欧州連合(EU)憲法批准に国民の答えはNON
―EU拡大に高まる国民の不安と雇用情勢悪化への不満
2005年5月29日、欧州連合(EU)憲法の批准の可否をめぐる国民投票が実施されたフランス。即日開票の結果、反対が54.87%、賛成45.13%で、同憲法批准は否決された。投票率は、69.74%で、マーストリヒト条約批准を問う国民投票(1992年9月)の投票率とほぼ同等。当機構現地委託調査員からの情報によると、出口調査等の結果では、都市部、高所得者層、自由業者及び管理職層、右派政党支持者、高齢者に賛成派が多く、反対派は、工場労働者、農業従事者、中・低所得者層、左派政党や極右政党・極左政党支持者に多くみられた。
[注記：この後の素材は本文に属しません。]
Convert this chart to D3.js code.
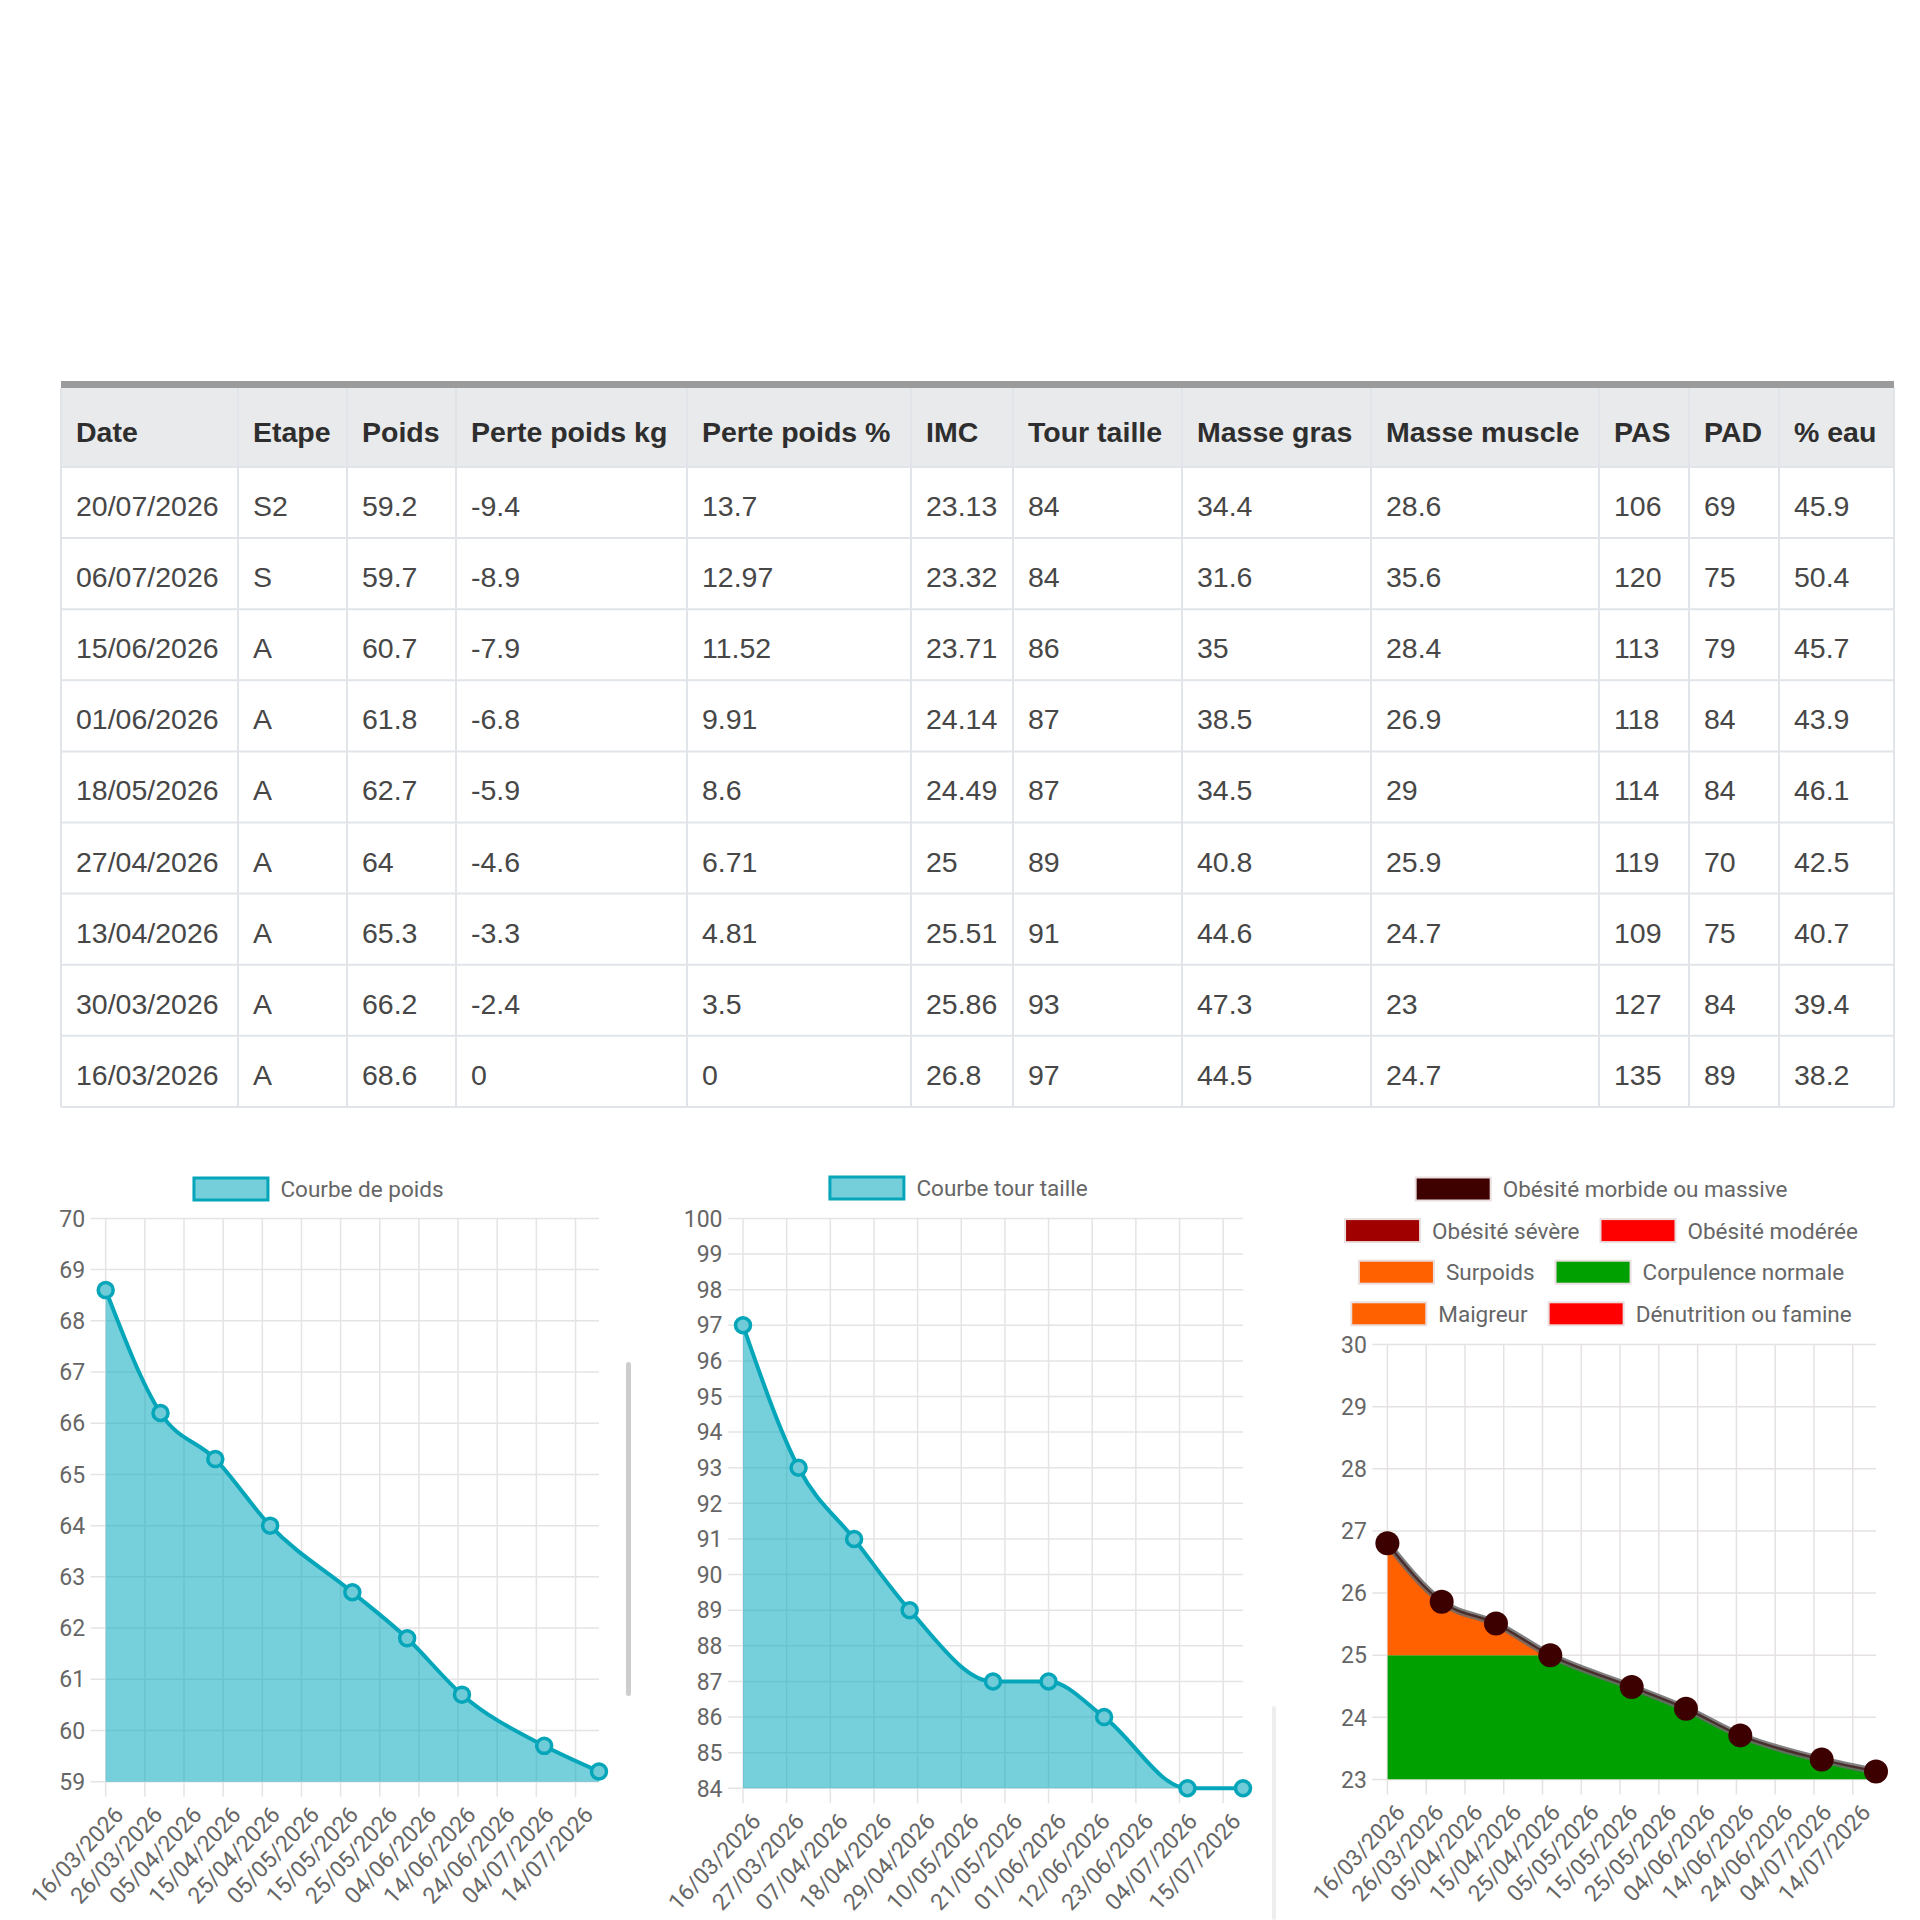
<!DOCTYPE html>
<html><head><meta charset="utf-8">
<script src="https://cdn.jsdelivr.net/npm/d3@7"></script>
<style>body{margin:0;background:#fff}svg{display:block}</style>
</head><body>
<svg id="c" width="1920" height="1920"></svg>
<script>
// ---------- DATA ----------
const headers = ["Date","Etape","Poids","Perte poids kg","Perte poids %","IMC","Tour taille","Masse gras","Masse muscle","PAS","PAD","% eau"];
const dates = ["20/07/2026","06/07/2026","15/06/2026","01/06/2026","18/05/2026","27/04/2026","13/04/2026","30/03/2026","16/03/2026"];
const etapes = ["S2","S","A","A","A","A","A","A","A"];
const poids = [59.2,59.7,60.7,61.8,62.7,64,65.3,66.2,68.6];
const perteKg = [-9.4,-8.9,-7.9,-6.8,-5.9,-4.6,-3.3,-2.4,0];
const pertePct = [13.7,12.97,11.52,9.91,8.6,6.71,4.81,3.5,0];
const imc = [23.13,23.32,23.71,24.14,24.49,25,25.51,25.86,26.8];
const tourTaille = [84,84,86,87,87,89,91,93,97];
const masseGras = [34.4,31.6,35,38.5,34.5,40.8,44.6,47.3,44.5];
const masseMuscle = [28.6,35.6,28.4,26.9,29,25.9,24.7,23,24.7];
const pas = [106,120,113,118,114,119,109,127,135];
const pad = [69,75,79,84,84,70,75,84,89];
const eau = [45.9,50.4,45.7,43.9,46.1,42.5,40.7,39.4,38.2];

const weightTicks = ["16/03/2026","26/03/2026","05/04/2026","15/04/2026","25/04/2026","05/05/2026","15/05/2026","25/05/2026","04/06/2026","14/06/2026","24/06/2026","04/07/2026","14/07/2026"];
const waistTicks = ["16/03/2026","27/03/2026","07/04/2026","18/04/2026","29/04/2026","10/05/2026","21/05/2026","01/06/2026","12/06/2026","23/06/2026","04/07/2026","15/07/2026"];
const imcTicks = ["16/03/2026","26/03/2026","05/04/2026","15/04/2026","25/04/2026","05/05/2026","15/05/2026","25/05/2026","04/06/2026","14/06/2026","24/06/2026","04/07/2026","14/07/2026"];
const weightRange = [59,70];
const waistRange = [84,100];
const imcRange = [23,30];
const imcNormalMax = 25;

const bmiLabels = ["Obésité morbide ou massive","Obésité sévère","Obésité modérée","Surpoids","Corpulence normale","Maigreur","Dénutrition ou famine"];
const bmiColors = ["#3f0000","#a00000","#ff0000","#ff6000","#00a000","#ff6000","#ff0000"];

// ---------- LAYOUT ----------
const svg = d3.select("#c");
const parse = d3.utcParse("%d/%m/%Y");
const fmt = d3.utcFormat("%d/%m/%Y");
const columns = [dates,etapes,poids,perteKg,pertePct,imc,tourTaille,masseGras,masseMuscle,pas,pad,eau];
const colEdges = [61,238,347,456,687,911,1013,1182,1371,1599,1689,1779,1894];
const T = {top:381, bar:7, headH:79, rowH:71.1};

// ---------- TABLE ----------
(function drawTable(){
  const g = svg.append("g");
  const left = colEdges[0], right = colEdges[colEdges.length-1];
  const headTop = T.top + T.bar;
  const bodyTop = headTop + T.headH;
  const bottom = bodyTop + T.rowH*dates.length;
  g.append("rect").attr("x",left).attr("y",headTop).attr("width",right-left).attr("height",T.headH).attr("fill","#e9eaeb");
  g.append("rect").attr("x",left).attr("y",T.top).attr("width",right-left).attr("height",T.bar).attr("fill","#9b9b9b");
  const hy = d3.range(dates.length+1).map(i=>bodyTop+i*T.rowH);
  g.selectAll("line.h").data(hy).join("line")
    .attr("x1",left).attr("x2",right).attr("y1",d=>d).attr("y2",d=>d)
    .attr("stroke","#e1e5e9").attr("stroke-width",2);
  g.selectAll("line.v").data(colEdges).join("line")
    .attr("x1",d=>d).attr("x2",d=>d).attr("y1",headTop).attr("y2",bottom)
    .attr("stroke","#e1e5e9").attr("stroke-width",2);
  g.selectAll("text.hd").data(headers).join("text")
    .attr("x",(d,i)=>colEdges[i]+15).attr("y",headTop+53.5)
    .attr("font-family","'Liberation Sans', Arial, sans-serif").attr("font-weight","bold")
    .attr("font-size",28.5).attr("fill","#2e2e2e").text(d=>d);
  columns.forEach((col,ci)=>{
    g.selectAll("text.c"+ci).data(col).join("text")
      .attr("x",colEdges[ci]+15).attr("y",(d,ri)=>bodyTop+ri*T.rowH+49)
      .attr("font-family","'Liberation Sans', Arial, sans-serif")
      .attr("font-size",28.5).attr("fill","#474747").text(d=>String(d));
  });
})();

// ---------- CHARTS ----------
const TICK_FONT = 23, XTICK_FONT = 23, LEG_FONT = 22.5, ROT = 47;
const chrono = d3.range(dates.length).reverse();

function axesAndGrid(g, x, y, xTicks, yTicks, x0, x1, yTop, yBot, gridColor){
  const gg = g.append("g");
  gg.selectAll("line.gy").data(yTicks).join("line")
    .attr("x1",x0-15).attr("x2",x1).attr("y1",d=>y(d)).attr("y2",d=>y(d))
    .attr("stroke",gridColor).attr("stroke-width",1.5);
  gg.selectAll("line.gx").data(xTicks).join("line")
    .attr("x1",d=>x(d)).attr("x2",d=>x(d)).attr("y1",yTop).attr("y2",yBot+15)
    .attr("stroke",gridColor).attr("stroke-width",1.5);
  g.selectAll("text.yl").data(yTicks).join("text")
    .attr("x",x0-20.5).attr("y",d=>y(d)+8.2).attr("text-anchor","end")
    .attr("font-family","Roboto").attr("font-size",TICK_FONT).attr("fill","#666").text(d=>d);
  g.selectAll("text.xl").data(xTicks).join("text")
    .attr("transform",d=>`translate(${x(d)+19},${yBot+34}) rotate(${-ROT})`)
    .attr("text-anchor","end")
    .attr("font-family","Roboto").attr("font-size",XTICK_FONT).attr("fill","#666").text(d=>fmt(d));
  return gg;
}

function tealChart(opt){
  const g = svg.append("g");
  const pts = chrono.map(i=>({date:parse(dates[i]), v:opt.values[i]}));
  const x = d3.scaleUtc().domain([parse(dates[dates.length-1]), parse(dates[0])]).range([opt.x0,opt.x1]);
  const y = d3.scaleLinear().domain(opt.range).range([opt.yBot,opt.yTop]);
  const yTicks = d3.range(opt.range[0], opt.range[1]+1);
  const xTicks = opt.ticks.map(parse);
  axesAndGrid(g,x,y,xTicks,yTicks,opt.x0,opt.x1,opt.yTop,opt.yBot,"#e4e4e4");
  const area = d3.area().x(d=>x(d.date)).y0(opt.yBot).y1(d=>y(d.v)).curve(d3.curveMonotoneX);
  const line = d3.line().x(d=>x(d.date)).y(d=>y(d.v)).curve(d3.curveMonotoneX);
  g.append("path").attr("d",area(pts)).attr("fill","rgba(0,168,190,0.54)");
  g.append("path").attr("d",line(pts)).attr("fill","none").attr("stroke","#06a6ba").attr("stroke-width",4);
  g.selectAll("circle").data(pts).join("circle")
    .attr("cx",d=>x(d.date)).attr("cy",d=>y(d.v)).attr("r",7.5)
    .attr("fill","#6fcbd7").attr("stroke","#06a6ba").attr("stroke-width",3.5);
  const lg = g.append("g");
  const t = lg.append("text").attr("font-family","Roboto").attr("font-size",LEG_FONT).attr("fill","#666").text(opt.label);
  const tw = t.node().getComputedTextLength();
  const total = 77 + 11 + tw;
  const bx = opt.legendCx - total/2;
  lg.insert("rect","text").attr("x",bx+1.5).attr("y",opt.legendY-11).attr("width",74).attr("height",22)
    .attr("fill","#75cfdb").attr("stroke","#06a6ba").attr("stroke-width",3);
  t.attr("x",bx+88).attr("y",opt.legendY+8);
}

tealChart({values:poids, range:weightRange, ticks:weightTicks, x0:105.7, x1:599, yTop:1218.4, yBot:1781.7,
  label:"Courbe de poids", legendCx:318, legendY:1189});
tealChart({values:tourTaille, range:waistRange, ticks:waistTicks, x0:743, x1:1243, yTop:1218.4, yBot:1788.3,
  label:"Courbe tour taille", legendCx:958, legendY:1188});

// IMC chart
(function(){
  const g = svg.append("g");
  const x0=1387.4, x1=1876, yTop=1344.5, yBot=1779.5;
  const pts = chrono.map(i=>({date:parse(dates[i]), v:imc[i]}));
  const x = d3.scaleUtc().domain([parse(dates[dates.length-1]), parse(dates[0])]).range([x0,x1]);
  const y = d3.scaleLinear().domain(imcRange).range([yBot,yTop]);
  const yTicks = d3.range(imcRange[0], imcRange[1]+1);
  axesAndGrid(g,x,y,imcTicks.map(parse),yTicks,x0,x1,yTop,yBot,"#e6e2e2");
  const area = d3.area().x(d=>x(d.date)).y0(yBot).y1(d=>y(d.v)).curve(d3.curveMonotoneX);
  const line = d3.line().x(d=>x(d.date)).y(d=>y(d.v)).curve(d3.curveMonotoneX);
  const defs = svg.append("defs");
  defs.append("clipPath").attr("id","clipN").append("rect")
    .attr("x",x0).attr("y",y(imcNormalMax)).attr("width",x1-x0).attr("height",yBot-y(imcNormalMax));
  defs.append("clipPath").attr("id","clipO").append("rect")
    .attr("x",x0).attr("y",yTop).attr("width",x1-x0).attr("height",y(imcNormalMax)-yTop);
  g.append("path").attr("d",area(pts)).attr("fill",bmiColors[4]).attr("clip-path","url(#clipN)");
  g.append("path").attr("d",area(pts)).attr("fill",bmiColors[3]).attr("clip-path","url(#clipO)");
  g.append("path").attr("d",line(pts)).attr("fill","none").attr("stroke","#6a6a6a").attr("stroke-width",7).attr("opacity",0.85);
  g.append("path").attr("d",line(pts)).attr("fill","none").attr("stroke","#4a2e2e").attr("stroke-width",2.5);
  g.selectAll("circle").data(pts).join("circle")
    .attr("cx",d=>x(d.date)).attr("cy",d=>y(d.v)).attr("r",12).attr("fill","#3d0000");
  const cx = 1601, maxW = 600, rowY0 = 1189, rowGap = 41.6;
  const lg = g.append("g");
  const items = bmiLabels.map((l,i)=>{
    const t = lg.append("text").attr("font-family","Roboto").attr("font-size",LEG_FONT).attr("fill","#666").text(l);
    return {t, w: 77+11+t.node().getComputedTextLength(), c: bmiColors[i]};
  });
  const rows = [];
  items.forEach(it=>{
    const r = rows[rows.length-1];
    if(r && r.w + 20 + it.w <= maxW){ r.items.push(it); r.w += 20 + it.w; }
    else rows.push({items:[it], w:it.w});
  });
  rows.forEach((r,ri)=>{
    let bx = cx - r.w/2; const yc = rowY0 + ri*rowGap;
    r.items.forEach(it=>{
      lg.insert("rect","text").attr("x",bx+1).attr("y",yc-11.5).attr("width",75).attr("height",23)
        .attr("fill",it.c).attr("stroke","#eadede").attr("stroke-width",2);
      it.t.attr("x",bx+88).attr("y",yc+8);
      bx += it.w + 20;
    });
  });
})();

// scrollbar remnants
svg.append("rect").attr("x",626).attr("y",1362).attr("width",5).attr("height",334).attr("rx",2.5).attr("fill","#cdcdcd");
svg.append("rect").attr("x",1272).attr("y",1706).attr("width",4).attr("height",214).attr("rx",2).attr("fill","#eeeeee");
</script>
</body></html>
今回の結果は、ラファラン政権下の社会政策に対する国民の不満の高まりが導いた結果ともいわれている。その背景には、2005年に入り10%を超え、上昇傾向が止まらない失業率や、相次ぐ企業・工場の海外移転、増加するリストラ、労働時間の延長(週35時間労働制の改正)等が存在する。同憲法に関する条約の批准に全力を傾けていたシラク大統領は、5月31日、ドミニク・ドビルパン内相を新首相に任命。新内閣は、「雇用創出」を優先課題に掲げ、6月2日にスタートを切った。